**What you should do**:
Copy every line of the data in which the word "chart" occurs.

**Data provided**:
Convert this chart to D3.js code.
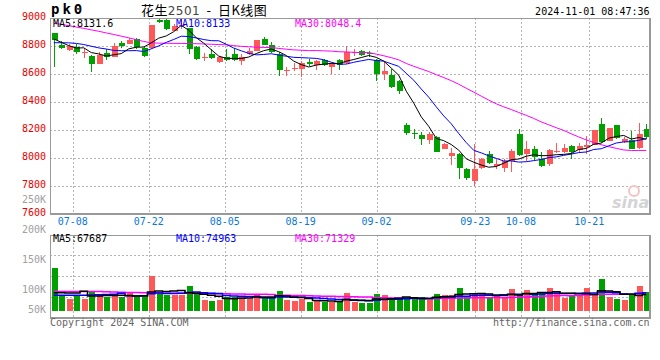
<!DOCTYPE html>
<html><head><meta charset="utf-8">
<script src="https://cdn.jsdelivr.net/npm/d3@7/dist/d3.min.js"></script>
<style>
html,body{margin:0;padding:0;background:#fff;}
svg{display:block;}
text{font-family:"DejaVu Sans Mono",monospace;font-size:10px;}
</style></head><body>
<svg id="c" width="660" height="360"></svg>
<script>
// ---------- data ----------
const dates = ["07-03","07-04","07-05","07-08","07-09","07-10","07-11","07-12","07-15","07-16",
"07-17","07-18","07-19","07-22","07-23","07-24","07-25","07-26","07-29","07-30",
"07-31","08-01","08-02","08-05","08-06","08-07","08-08","08-09","08-12","08-13",
"08-14","08-15","08-16","08-19","08-20","08-21","08-22","08-23","08-26","08-27",
"08-28","08-29","08-30","09-02","09-03","09-04","09-05","09-06","09-09","09-10",
"09-11","09-12","09-13","09-18","09-19","09-20","09-23","09-24","09-25","09-26",
"09-27","09-30","10-08","10-09","10-10","10-11","10-14","10-15","10-16","10-17",
"10-18","10-21","10-22","10-23","10-24","10-25","10-28","10-29","10-30","10-31"];
const opens = [8895,8804,8773,8792,8757,8728,8669,8752,8723,8823,8816,8852,8783,8788,8988,8985,8910,8948,8926,8792,
8719,8740,8688,8721,8745,8692,8740,8762,8850,8809,8745,8624,8641,8638,8683,8666,8702,8647,8702,8678,
8752,8766,8747,8702,8600,8595,8547,8231,8176,8159,8126,8147,8059,8012,8024,7921,7833,7924,8024,7940,
7928,7976,8166,8023,8059,7993,7952,8040,8040,8083,8054,8078,8090,8238,8119,8231,8114,8126,8069,8202];
const highs = [8895,8835,8812,8812,8783,8735,8759,8776,8823,8835,8854,8859,8792,8950,8995,8990,8955,8990,8931,8800,
8752,8776,8728,8776,8788,8745,8783,8845,8864,8831,8755,8650,8678,8690,8707,8702,8707,8678,8707,8802,
8781,8774,8762,8707,8690,8635,8554,8250,8207,8183,8183,8154,8107,8071,8035,7928,8095,8000,8047,7988,
7988,8059,8202,8119,8083,8040,8064,8107,8095,8088,8107,8155,8195,8285,8214,8231,8150,8190,8245,8243];
const lows = [8650,8776,8764,8745,8712,8614,8669,8697,8723,8783,8816,8776,8721,8776,8962,8915,8905,8920,8745,8697,
8693,8705,8681,8693,8693,8664,8735,8762,8804,8750,8588,8583,8619,8576,8655,8626,8655,8602,8631,8674,
8726,8726,8721,8547,8559,8500,8459,8159,8131,8088,8095,8040,8059,7945,7850,7840,7797,7921,7957,7916,
7897,7897,8012,7976,7976,7935,7940,8035,8031,7993,8040,8023,8090,8107,8119,8131,8107,8059,8059,8131];
const closes = [8840,8783,8797,8754,8759,8669,8735,8721,8800,8800,8840,8792,8728,8950,8969,8919,8945,8952,8776,8704,
8721,8712,8721,8700,8697,8721,8764,8845,8804,8754,8626,8628,8645,8678,8669,8695,8662,8671,8666,8759,
8756,8733,8743,8600,8624,8507,8476,8174,8172,8131,8166,8043,8095,8035,7928,7857,7921,7993,7959,7952,
7976,8047,8016,8059,8007,7940,8054,8045,8071,8040,8083,8090,8195,8114,8214,8142,8131,8064,8170,8151];
const volumes = [192000,70000,53000,70000,53000,89000,70000,61000,70000,61000,80000,61000,61000,157000,86000,70000,70000,70000,111000,74000,
49000,44000,49000,64000,64000,61000,53000,70000,61000,64000,89000,49000,45000,55000,38000,49000,40000,41000,41000,80000,
41000,36000,36000,76000,70000,56000,47000,61000,61000,61000,47000,76000,69000,72000,102000,61000,80000,76000,61000,69000,
61000,98000,69000,93000,69000,80000,102000,84000,58000,69000,69000,102000,69000,142000,61000,53000,49000,69000,111000,84000];
// moving-average values before a full window exists
const ma5Lead = [8850,8826,8802,8785];
const ma10Lead = [8823,8823,8822,8818,8810,8798,8786,8778,8768];
const ma30Lead = [8962,8955,8945,8935,8926,8915,8905,8893,8882,8870,8858,8845,8832,8822,8820,8819,8818,8818,8817,8816,
8814,8812,8810,8808,8802,8797,8794,8791,8789];
const volMa5Lead = [81000,81000,80000,80000];
const volMa10Lead = [70000,70000,70000,70000,70000,71000,72000,73000,75000];
const volMa30Lead = [87000,87000,87000,87000,87000,87000,87000,86000,84000,83000,82000,82000,81000,80000,80000,79000,79000,79000,79000,78000,
78000,78000,77000,77000,76000,76000,75000,75000,74000];
const priceTicks = [9000,8800,8600,8400,8200,8000,7800,7600];
const volTicks = [250000,200000,150000,100000,50000];
const dateTicks = ["07-08","07-22","08-05","08-19","09-02","09-23","10-08","10-21"];
const priceMaLabels = ["MA5:8131.6","MA10:8133","MA30:8048.4"];
const volMaLabels = ["MA5:67687","MA10:74963","MA30:71329"];
const titleCode = "pk0";
const titleText = ["花生","2501","  -  日K线图"];
const stamp = "2024-11-01 08:47:36";

// ---------- layout ----------
const L=50, R=650, PT=18, PB=213.5, VT=234.7, VB=317.7, VBASE=311;
const UP="#ff5858", DOWN="#00a000", MA5C="#000000", MA10C="#0000ff", MA30C="#ff00ff";
const n = dates.length;
const svg = d3.select("#c");

const xb = d3.scaleBand().domain(d3.range(n)).range([L,R]).paddingInner(0.2).paddingOuter(0.1);
const gx = d3.scaleLinear().domain([0,n-1]).range([L,R]);
const y = d3.scaleLinear().domain([7600,9000]).range([PB,PT]);
const yv = d3.scaleLinear().domain([0,340000]).range([VBASE,234.5]);
const yvLab = d3.scaleLinear().domain([100000,250000]).range([293.3,203.3]);

function ma(arr,w,lead){return arr.map((_,i)=> i<w-1 ? lead[i] : d3.mean(arr.slice(i-w+1,i+1)));}
const cx = i => Math.round(xb(i)+xb.bandwidth()/2);

// ---------- grids ----------
const grid = svg.append("g").attr("stroke","#b4b4b4").attr("stroke-dasharray","2,2").attr("stroke-width",1).attr("shape-rendering","crispEdges");
priceTicks.slice(1,-1).forEach(t=>{
  grid.append("line").attr("x1",L).attr("x2",R).attr("y1",Math.round(y(t))+0.5).attr("y2",Math.round(y(t))+0.5);
});
for(let k=1;k<4;k++){
  const yy=Math.round(VT+(VB-VT)*k/4)+0.5;
  grid.append("line").attr("x1",L).attr("x2",R).attr("y1",yy).attr("y2",yy);
}
dateTicks.forEach(d=>{
  const i=dates.indexOf(d); const xx=Math.round(gx(i))+0.5;
  grid.append("line").attr("x1",xx).attr("x2",xx).attr("y1",PT).attr("y2",PB);
  grid.append("line").attr("x1",xx).attr("x2",xx).attr("y1",VT).attr("y2",VB);
});

// ---------- watermark ----------
svg.append("circle").attr("cx",634).attr("cy",191).attr("r",5).attr("fill","none").attr("stroke","#f3c4c4").attr("stroke-width",2);
svg.append("text").attr("x",612).attr("y",208).attr("fill","#d4d4d4")
  .style("font-family","DejaVu Sans").style("font-size","16px").style("font-style","italic").style("font-weight","bold").text("sina");

// ---------- candles ----------
const cg = svg.append("g").attr("shape-rendering","crispEdges");
d3.range(n).forEach(i=>{
  const o=opens[i], c=closes[i], col = c>=o?UP:DOWN, xx=cx(i);
  cg.append("line").attr("x1",xx+0.5).attr("x2",xx+0.5).attr("y1",y(highs[i])).attr("y2",y(lows[i])).attr("stroke",col).attr("stroke-width",1);
  const top=y(Math.max(o,c)), h=Math.max(1,Math.abs(y(o)-y(c)));
  cg.append("rect").attr("x",xx-2.5).attr("width",6).attr("y",top).attr("height",h).attr("fill",col);
});

// ---------- price MA lines ----------
const line = d3.line().x((d,i)=>xb(i)+xb.bandwidth()/2).y(d=>y(d));
[[ma(closes,30,ma30Lead),MA30C],[ma(closes,10,ma10Lead),MA10C],[ma(closes,5,ma5Lead),MA5C]].forEach(([s,c])=>{
  svg.append("path").attr("d",line(s)).attr("fill","none").attr("stroke",c).attr("stroke-width",1);
});

// ---------- volume ----------
const vg = svg.append("g").attr("shape-rendering","crispEdges");
d3.range(n).forEach(i=>{
  const col = closes[i]>=opens[i]?UP:DOWN, xx=cx(i);
  vg.append("rect").attr("x",xx-2.5).attr("width",6).attr("y",yv(volumes[i])).attr("height",VBASE-yv(volumes[i])).attr("fill",col);
});
const vline = d3.line().curve(d3.curveStep).x((d,i)=>xb(i)+xb.bandwidth()/2).y(d=>yv(d));
[[ma(volumes,30,volMa30Lead),MA30C],[ma(volumes,10,volMa10Lead),MA10C],[ma(volumes,5,volMa5Lead),MA5C]].forEach(([s,c])=>{
  svg.append("path").attr("d",vline(s)).attr("fill","none").attr("stroke",c).attr("stroke-width",1.5);
});

// ---------- frames ----------
const fr = svg.append("g").attr("stroke","#999").attr("shape-rendering","crispEdges");
[[PT,PB],[VT,VB]].forEach(([t,b])=>{
  fr.append("line").attr("x1",L+0.5).attr("x2",L+0.5).attr("y1",t).attr("y2",b).attr("stroke-width",1);
  fr.append("line").attr("x1",L).attr("x2",R).attr("y1",t+0.5).attr("y2",t+0.5).attr("stroke-width",1);
  fr.append("line").attr("x1",R).attr("x2",R).attr("y1",t).attr("y2",b+1).attr("stroke-width",2);
  fr.append("line").attr("x1",L).attr("x2",R+1).attr("y1",b).attr("y2",b).attr("stroke-width",2);
});

// ---------- axis labels ----------
priceTicks.forEach(t=>{
  svg.append("text").attr("x",46).attr("y",y(t)+2).attr("text-anchor","end").attr("fill","#e60000").text(t);
});
volTicks.forEach(v=>{
  svg.append("text").attr("x",46).attr("y",Math.min(yvLab(v),313.3)).attr("text-anchor","end").attr("fill","#a0a0a0").text((v/1000)+"K");
});
dateTicks.forEach(d=>{
  svg.append("text").attr("x",gx(dates.indexOf(d))).attr("y",225).attr("text-anchor","middle").attr("fill","#0a78d6").text(d);
});

// ---------- legends ----------
const legX=[53,176,295], legC=[MA5C,MA10C,MA30C];
priceMaLabels.forEach((t,i)=>svg.append("text").attr("x",legX[i]).attr("y",27).attr("fill",legC[i]).text(t));
volMaLabels.forEach((t,i)=>svg.append("text").attr("x",legX[i]).attr("y",241.5).attr("fill",legC[i]).text(t));

// ---------- header/footer ----------
svg.append("text").attr("x",51).attr("y",14).attr("fill","#000")
  .style("font-size","14px").style("font-weight","bold").style("letter-spacing","3px").text(titleCode);
const tt = svg.append("text").attr("x",141).attr("y",15).attr("fill","#000").style("white-space","pre")
  .style("font-family","'Noto Sans CJK SC',sans-serif").style("font-size","13px").style("letter-spacing","0.4px");
tt.append("tspan").text(titleText[0]);
tt.append("tspan").attr("fill","#444").style("font-family","'DejaVu Sans',sans-serif").style("font-size","12px").text(titleText[1]);
tt.append("tspan").style("white-space","pre").text(titleText[2]);
svg.append("text").attr("x",649.5).attr("y",15).attr("text-anchor","end").attr("fill","#000").text(stamp);
svg.append("text").attr("x",50).attr("y",325.5).attr("fill","#666").text("Copyright 2024 SINA.COM");
svg.append("text").attr("x",649.5).attr("y",325.5).attr("text-anchor","end").attr("fill","#666").text("http://finance.sina.com.cn");
</script>
</body></html>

**Output of the exercise**:
Convert this chart to D3.js code.

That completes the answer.